Go Low Intensity for a Lean Body

A leaner, trimmer body can be yours with just a slow walk on a treadmill for two hours each week. Sounds tempting, right? You’ll need to pay special attention to nutrition, and you’ll find that you won’t lose weight quickly. But you can see great results with Low-Intensity Sustained State training. LISS is low intensity cardio- and aerobic-based activity performed typically for 30 minutes to 60 minutes. Think about taking a brisk walk or raising the incline on a treadmill. Biking, swimming or surfing are good examples, and so are using the gym’s stair machine, rowing machine or elliptical.

LISS is growing in popularity not just because you can see a leaner shape and lose weight with low effort. It’s perfect for beginners who are just starting out in exercise and fitness. The risk of injury is significantly lower. Newcomers can use LISS to increase strength and endurance before they move on to higher intensity workouts.

Those who are already working at higher intensity levels can use LISS for a day of recovery or active rest. Mixing sprints into your runs can be hard on your joints while it’s burning up calories. You may need more recovery after a high-intensity session. LISS helps regenerate and condition muscles, so it’s excellent to help wind down from high-intensity workouts.

Trainers say using a combination of LISS and HIIT is the most effective way to lose fat.
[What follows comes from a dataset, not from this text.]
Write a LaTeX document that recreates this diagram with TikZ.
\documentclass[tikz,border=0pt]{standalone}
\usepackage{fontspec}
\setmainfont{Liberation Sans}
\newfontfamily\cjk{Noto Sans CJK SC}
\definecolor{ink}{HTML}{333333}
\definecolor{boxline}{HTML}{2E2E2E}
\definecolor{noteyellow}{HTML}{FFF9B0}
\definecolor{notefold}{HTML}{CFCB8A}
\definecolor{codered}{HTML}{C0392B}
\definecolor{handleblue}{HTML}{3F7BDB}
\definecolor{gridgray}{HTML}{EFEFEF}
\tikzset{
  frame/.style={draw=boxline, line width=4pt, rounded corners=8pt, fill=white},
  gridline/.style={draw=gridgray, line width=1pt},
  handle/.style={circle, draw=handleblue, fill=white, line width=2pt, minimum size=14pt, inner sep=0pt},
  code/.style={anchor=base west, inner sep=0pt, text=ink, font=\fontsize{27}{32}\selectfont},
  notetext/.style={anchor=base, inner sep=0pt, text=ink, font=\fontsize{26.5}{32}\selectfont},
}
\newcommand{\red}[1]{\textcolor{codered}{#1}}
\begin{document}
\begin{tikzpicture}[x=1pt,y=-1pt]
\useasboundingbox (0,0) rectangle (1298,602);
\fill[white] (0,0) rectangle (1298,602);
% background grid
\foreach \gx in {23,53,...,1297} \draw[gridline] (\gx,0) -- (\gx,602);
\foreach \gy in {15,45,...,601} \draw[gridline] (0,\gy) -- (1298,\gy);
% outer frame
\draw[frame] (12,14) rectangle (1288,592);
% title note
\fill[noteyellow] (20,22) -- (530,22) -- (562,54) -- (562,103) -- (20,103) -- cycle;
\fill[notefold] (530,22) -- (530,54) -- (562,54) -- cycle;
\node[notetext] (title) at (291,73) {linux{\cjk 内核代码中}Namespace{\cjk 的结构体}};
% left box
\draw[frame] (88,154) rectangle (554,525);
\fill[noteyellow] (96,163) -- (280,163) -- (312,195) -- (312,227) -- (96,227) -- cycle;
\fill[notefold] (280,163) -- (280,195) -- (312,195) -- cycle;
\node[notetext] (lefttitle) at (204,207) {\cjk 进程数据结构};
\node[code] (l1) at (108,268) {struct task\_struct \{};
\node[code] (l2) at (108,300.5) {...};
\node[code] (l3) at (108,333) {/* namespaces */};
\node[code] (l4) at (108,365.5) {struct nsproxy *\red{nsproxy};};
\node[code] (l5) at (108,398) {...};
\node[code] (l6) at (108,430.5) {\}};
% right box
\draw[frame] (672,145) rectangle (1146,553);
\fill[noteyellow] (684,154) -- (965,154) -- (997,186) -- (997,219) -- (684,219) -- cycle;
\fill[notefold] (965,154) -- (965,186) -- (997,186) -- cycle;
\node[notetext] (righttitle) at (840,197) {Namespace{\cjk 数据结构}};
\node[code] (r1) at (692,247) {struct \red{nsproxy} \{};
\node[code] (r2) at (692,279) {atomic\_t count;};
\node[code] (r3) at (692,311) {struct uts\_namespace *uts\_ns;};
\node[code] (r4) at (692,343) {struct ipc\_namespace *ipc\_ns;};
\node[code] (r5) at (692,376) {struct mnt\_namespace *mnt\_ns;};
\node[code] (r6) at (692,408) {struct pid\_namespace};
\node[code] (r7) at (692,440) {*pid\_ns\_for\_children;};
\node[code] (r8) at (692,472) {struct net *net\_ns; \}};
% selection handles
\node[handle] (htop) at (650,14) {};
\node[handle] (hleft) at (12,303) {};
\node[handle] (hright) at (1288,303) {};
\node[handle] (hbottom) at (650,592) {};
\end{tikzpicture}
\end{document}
HIIT training effectively breaks up more stubborn, hard-to-burn fat, but is not very good at metabolizing it out. Low-Intensity Sustained State training is great at metabolizing fat but very bad at breaking down stored fat.

What does that mean for someone who prefers to stick with LISS alone? Your body will start to break down its own muscles as a source of fuel instead of going after the triglyceride bonds within more stubborn fat. The result: you get thinner, but you lose strength.

Good nutrition is much more important when you train daily in the LISS style. Make sure you’re eating the right foods, and get enough of them.

Here are some ideas for a Low-Intensity Sustained State workout:

  • Walk fast and try some hills — your pace may slow on the incline, but your effort should remain steady.
  • Bike either on mostly flat terrain or a stationary bike at a manageable pace.
  • Test out the elliptical, and work your upper and lower body at the same time. Go both forward and backward.
  • Run at a moderate pace.
  • Dance! Take a Zumba class, try some cardio hip-hop, or experiment with belly dancing.
  • Test out the elliptical, and work your upper and lower body at the same time. Go both forward and backward.
  • Sit down and work out with a rowing machine.